◆ **STATED EXERCISE**
Look for the line containing "What matplotlib code" and the line containing "from matplotlib.patches import Rectangle" in the entries below. Copy those two and all lines between them exactly, leaving out pictures.

================================

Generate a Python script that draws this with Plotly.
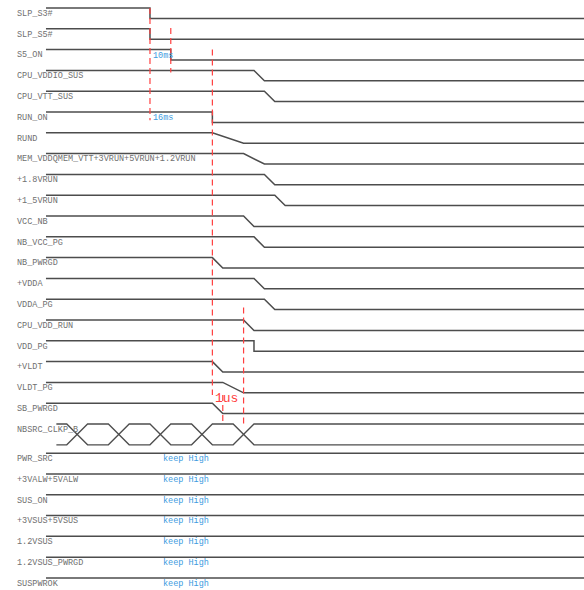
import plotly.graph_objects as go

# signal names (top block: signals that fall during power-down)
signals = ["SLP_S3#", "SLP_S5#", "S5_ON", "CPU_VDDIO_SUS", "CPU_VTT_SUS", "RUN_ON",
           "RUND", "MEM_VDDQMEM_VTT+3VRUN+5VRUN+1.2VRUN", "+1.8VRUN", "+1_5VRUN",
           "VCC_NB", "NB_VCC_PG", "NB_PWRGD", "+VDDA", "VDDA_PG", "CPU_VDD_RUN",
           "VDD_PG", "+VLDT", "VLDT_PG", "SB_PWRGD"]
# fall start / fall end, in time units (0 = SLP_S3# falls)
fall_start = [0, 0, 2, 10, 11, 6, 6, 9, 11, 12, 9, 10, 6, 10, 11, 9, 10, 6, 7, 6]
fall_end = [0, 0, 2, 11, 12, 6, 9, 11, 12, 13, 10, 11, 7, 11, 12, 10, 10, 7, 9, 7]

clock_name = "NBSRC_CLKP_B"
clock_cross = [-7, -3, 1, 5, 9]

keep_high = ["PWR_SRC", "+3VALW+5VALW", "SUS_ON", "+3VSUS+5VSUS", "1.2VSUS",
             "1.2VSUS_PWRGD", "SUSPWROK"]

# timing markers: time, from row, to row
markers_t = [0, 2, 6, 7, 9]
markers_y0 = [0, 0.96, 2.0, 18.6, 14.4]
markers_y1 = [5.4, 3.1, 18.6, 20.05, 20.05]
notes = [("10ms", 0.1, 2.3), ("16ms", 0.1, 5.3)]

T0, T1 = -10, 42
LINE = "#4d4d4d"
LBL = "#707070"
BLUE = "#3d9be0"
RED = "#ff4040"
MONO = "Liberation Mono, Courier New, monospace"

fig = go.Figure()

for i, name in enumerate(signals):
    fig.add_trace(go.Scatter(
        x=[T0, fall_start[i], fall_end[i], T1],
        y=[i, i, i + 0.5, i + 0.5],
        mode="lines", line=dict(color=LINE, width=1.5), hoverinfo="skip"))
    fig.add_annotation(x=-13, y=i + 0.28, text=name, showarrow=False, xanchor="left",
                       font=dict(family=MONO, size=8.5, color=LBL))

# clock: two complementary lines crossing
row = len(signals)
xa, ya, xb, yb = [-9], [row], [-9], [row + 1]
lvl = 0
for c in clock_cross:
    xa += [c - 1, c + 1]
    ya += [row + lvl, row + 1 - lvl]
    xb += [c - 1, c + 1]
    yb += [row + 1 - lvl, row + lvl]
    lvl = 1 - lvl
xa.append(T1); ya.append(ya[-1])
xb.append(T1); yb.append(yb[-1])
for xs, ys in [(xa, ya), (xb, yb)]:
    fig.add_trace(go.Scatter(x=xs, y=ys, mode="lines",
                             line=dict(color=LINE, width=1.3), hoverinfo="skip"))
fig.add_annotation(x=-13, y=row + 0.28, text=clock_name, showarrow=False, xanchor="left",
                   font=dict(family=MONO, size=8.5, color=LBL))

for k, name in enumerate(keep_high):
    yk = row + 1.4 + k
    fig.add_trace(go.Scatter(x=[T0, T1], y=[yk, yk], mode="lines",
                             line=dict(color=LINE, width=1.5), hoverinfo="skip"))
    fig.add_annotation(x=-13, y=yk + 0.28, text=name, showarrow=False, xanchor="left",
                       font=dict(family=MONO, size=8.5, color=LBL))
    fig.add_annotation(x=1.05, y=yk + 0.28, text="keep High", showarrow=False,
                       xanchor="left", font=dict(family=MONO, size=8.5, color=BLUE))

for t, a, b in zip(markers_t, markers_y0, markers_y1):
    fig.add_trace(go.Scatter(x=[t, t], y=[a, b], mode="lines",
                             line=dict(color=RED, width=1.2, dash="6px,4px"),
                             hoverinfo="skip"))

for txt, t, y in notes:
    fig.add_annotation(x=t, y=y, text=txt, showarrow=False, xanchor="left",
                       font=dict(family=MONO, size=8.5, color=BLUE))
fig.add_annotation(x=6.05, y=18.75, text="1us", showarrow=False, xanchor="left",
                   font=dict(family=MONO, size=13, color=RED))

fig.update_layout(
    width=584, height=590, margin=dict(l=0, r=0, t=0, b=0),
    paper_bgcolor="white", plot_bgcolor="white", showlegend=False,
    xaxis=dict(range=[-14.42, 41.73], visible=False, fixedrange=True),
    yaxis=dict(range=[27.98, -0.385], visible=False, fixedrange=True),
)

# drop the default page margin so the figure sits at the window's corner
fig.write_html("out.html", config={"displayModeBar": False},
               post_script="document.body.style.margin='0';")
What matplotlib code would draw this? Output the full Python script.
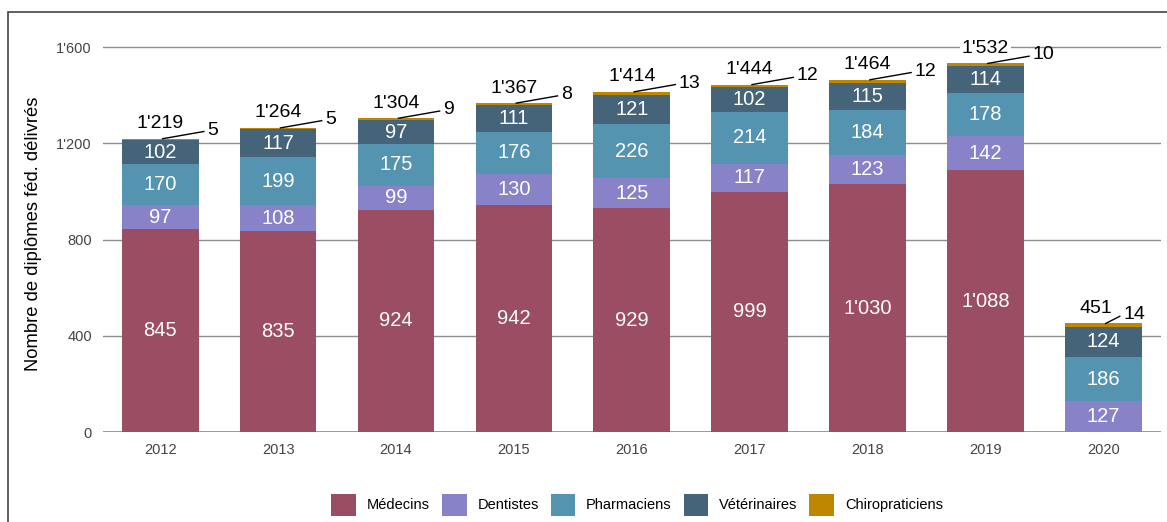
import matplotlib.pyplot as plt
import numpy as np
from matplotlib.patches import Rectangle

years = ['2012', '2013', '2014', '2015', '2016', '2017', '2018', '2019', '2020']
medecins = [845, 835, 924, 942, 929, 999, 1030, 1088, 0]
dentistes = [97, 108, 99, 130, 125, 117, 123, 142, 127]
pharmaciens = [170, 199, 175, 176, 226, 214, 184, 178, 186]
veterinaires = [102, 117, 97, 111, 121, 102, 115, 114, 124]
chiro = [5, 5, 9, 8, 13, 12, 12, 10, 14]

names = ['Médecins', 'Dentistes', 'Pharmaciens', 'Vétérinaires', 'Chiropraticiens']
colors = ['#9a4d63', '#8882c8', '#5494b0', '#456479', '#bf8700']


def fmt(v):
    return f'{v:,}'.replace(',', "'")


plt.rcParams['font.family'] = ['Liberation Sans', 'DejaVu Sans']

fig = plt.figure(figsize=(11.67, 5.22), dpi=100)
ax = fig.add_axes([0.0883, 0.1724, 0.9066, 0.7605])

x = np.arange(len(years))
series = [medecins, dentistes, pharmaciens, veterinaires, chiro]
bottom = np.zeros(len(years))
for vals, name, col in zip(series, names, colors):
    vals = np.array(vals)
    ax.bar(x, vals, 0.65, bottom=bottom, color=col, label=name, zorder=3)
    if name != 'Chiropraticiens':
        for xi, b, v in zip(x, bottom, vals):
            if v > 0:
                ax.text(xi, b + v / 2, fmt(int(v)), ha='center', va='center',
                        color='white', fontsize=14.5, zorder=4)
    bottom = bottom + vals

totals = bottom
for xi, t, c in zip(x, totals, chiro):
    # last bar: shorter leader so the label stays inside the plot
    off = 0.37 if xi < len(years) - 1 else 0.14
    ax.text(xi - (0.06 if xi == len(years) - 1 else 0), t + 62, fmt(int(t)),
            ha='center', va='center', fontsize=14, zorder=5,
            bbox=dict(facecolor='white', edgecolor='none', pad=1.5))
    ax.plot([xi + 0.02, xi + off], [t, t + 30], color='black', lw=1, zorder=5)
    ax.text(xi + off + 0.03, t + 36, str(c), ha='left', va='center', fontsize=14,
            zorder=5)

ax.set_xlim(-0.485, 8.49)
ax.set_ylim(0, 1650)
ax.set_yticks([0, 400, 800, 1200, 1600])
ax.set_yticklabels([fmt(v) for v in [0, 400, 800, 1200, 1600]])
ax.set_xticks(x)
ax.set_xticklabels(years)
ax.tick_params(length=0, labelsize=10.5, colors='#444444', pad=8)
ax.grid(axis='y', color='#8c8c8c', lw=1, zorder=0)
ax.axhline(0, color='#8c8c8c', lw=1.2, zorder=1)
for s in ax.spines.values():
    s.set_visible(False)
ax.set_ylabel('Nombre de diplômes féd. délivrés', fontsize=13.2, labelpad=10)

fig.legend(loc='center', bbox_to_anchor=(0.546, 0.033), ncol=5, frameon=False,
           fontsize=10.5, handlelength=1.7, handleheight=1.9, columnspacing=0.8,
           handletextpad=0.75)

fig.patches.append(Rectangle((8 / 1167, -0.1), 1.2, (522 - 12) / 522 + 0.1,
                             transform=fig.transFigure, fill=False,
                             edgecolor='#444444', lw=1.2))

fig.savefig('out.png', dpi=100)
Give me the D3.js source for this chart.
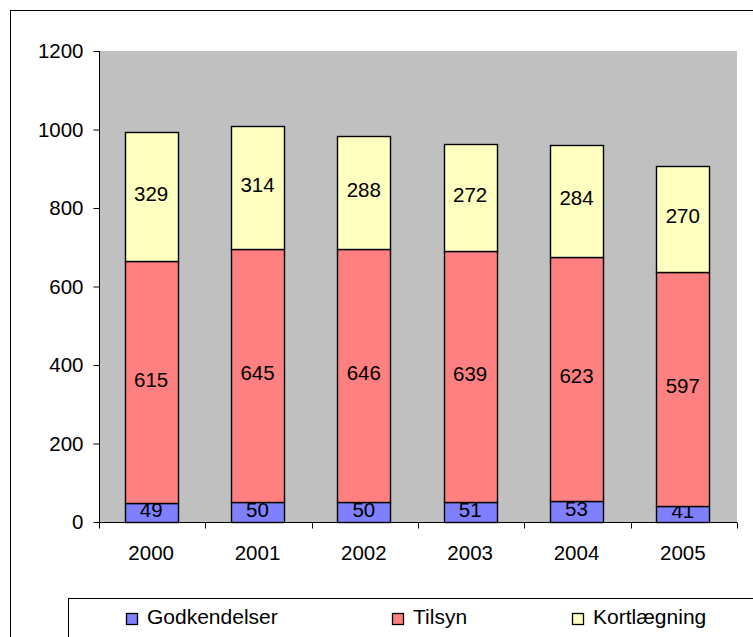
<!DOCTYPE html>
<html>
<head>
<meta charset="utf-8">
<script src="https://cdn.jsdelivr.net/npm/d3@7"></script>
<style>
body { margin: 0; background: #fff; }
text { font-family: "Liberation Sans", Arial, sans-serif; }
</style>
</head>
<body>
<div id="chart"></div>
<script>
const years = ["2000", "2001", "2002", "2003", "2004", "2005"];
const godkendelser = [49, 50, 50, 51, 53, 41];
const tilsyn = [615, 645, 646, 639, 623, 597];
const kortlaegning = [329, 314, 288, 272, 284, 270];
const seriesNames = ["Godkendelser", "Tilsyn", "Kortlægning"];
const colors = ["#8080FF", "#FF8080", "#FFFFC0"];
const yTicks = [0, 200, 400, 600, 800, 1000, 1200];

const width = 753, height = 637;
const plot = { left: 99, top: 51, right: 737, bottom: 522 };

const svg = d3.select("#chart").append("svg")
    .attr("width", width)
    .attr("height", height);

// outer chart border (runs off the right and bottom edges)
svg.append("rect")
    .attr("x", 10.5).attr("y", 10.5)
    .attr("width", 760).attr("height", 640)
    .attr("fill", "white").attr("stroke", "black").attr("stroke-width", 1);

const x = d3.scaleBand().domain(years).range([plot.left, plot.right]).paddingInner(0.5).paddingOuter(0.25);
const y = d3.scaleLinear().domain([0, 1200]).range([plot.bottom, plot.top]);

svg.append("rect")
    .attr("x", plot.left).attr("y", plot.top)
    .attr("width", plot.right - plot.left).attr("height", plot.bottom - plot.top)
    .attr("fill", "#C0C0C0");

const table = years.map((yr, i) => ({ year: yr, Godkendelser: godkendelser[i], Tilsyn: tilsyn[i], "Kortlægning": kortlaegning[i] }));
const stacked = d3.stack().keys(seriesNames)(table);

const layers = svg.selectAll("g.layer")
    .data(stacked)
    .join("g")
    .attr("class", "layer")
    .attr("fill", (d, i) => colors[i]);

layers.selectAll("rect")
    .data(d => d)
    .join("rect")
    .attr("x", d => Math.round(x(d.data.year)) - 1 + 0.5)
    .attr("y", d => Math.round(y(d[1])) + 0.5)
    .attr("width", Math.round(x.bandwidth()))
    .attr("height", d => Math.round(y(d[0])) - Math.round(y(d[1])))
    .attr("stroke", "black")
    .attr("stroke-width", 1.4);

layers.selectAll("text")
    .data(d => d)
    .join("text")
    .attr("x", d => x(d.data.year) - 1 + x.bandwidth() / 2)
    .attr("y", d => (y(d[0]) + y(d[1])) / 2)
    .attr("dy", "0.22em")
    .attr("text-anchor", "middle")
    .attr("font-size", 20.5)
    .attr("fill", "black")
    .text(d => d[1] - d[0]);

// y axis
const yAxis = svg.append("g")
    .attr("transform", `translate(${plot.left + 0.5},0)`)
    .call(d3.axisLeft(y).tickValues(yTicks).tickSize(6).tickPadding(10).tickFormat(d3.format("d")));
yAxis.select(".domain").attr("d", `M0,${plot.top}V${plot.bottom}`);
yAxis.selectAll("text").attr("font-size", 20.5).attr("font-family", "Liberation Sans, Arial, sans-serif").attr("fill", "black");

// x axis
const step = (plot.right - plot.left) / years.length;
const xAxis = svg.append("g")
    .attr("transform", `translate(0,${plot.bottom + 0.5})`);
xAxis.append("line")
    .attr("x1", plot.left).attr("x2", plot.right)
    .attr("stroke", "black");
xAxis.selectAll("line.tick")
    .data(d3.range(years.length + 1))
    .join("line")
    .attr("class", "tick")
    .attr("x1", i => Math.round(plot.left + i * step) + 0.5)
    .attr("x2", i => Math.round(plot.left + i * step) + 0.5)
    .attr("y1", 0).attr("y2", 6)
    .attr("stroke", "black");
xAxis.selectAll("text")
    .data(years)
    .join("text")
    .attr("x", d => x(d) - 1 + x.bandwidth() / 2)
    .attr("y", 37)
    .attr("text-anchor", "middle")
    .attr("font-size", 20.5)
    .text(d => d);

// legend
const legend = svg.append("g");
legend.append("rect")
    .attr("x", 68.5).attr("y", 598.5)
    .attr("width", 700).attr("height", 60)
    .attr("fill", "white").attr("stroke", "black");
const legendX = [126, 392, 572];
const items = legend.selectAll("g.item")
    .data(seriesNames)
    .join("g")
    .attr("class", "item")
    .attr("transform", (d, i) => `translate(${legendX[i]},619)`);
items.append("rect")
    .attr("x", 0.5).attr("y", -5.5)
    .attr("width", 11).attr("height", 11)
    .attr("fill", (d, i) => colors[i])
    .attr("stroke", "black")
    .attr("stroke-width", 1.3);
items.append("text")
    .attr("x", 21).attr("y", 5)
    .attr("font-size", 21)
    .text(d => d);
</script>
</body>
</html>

================================

◆ **TASK RESPONSE**
What matplotlib code would draw this? Output the full Python script.
import matplotlib.pyplot as plt
import numpy as np
from matplotlib.patches import Rectangle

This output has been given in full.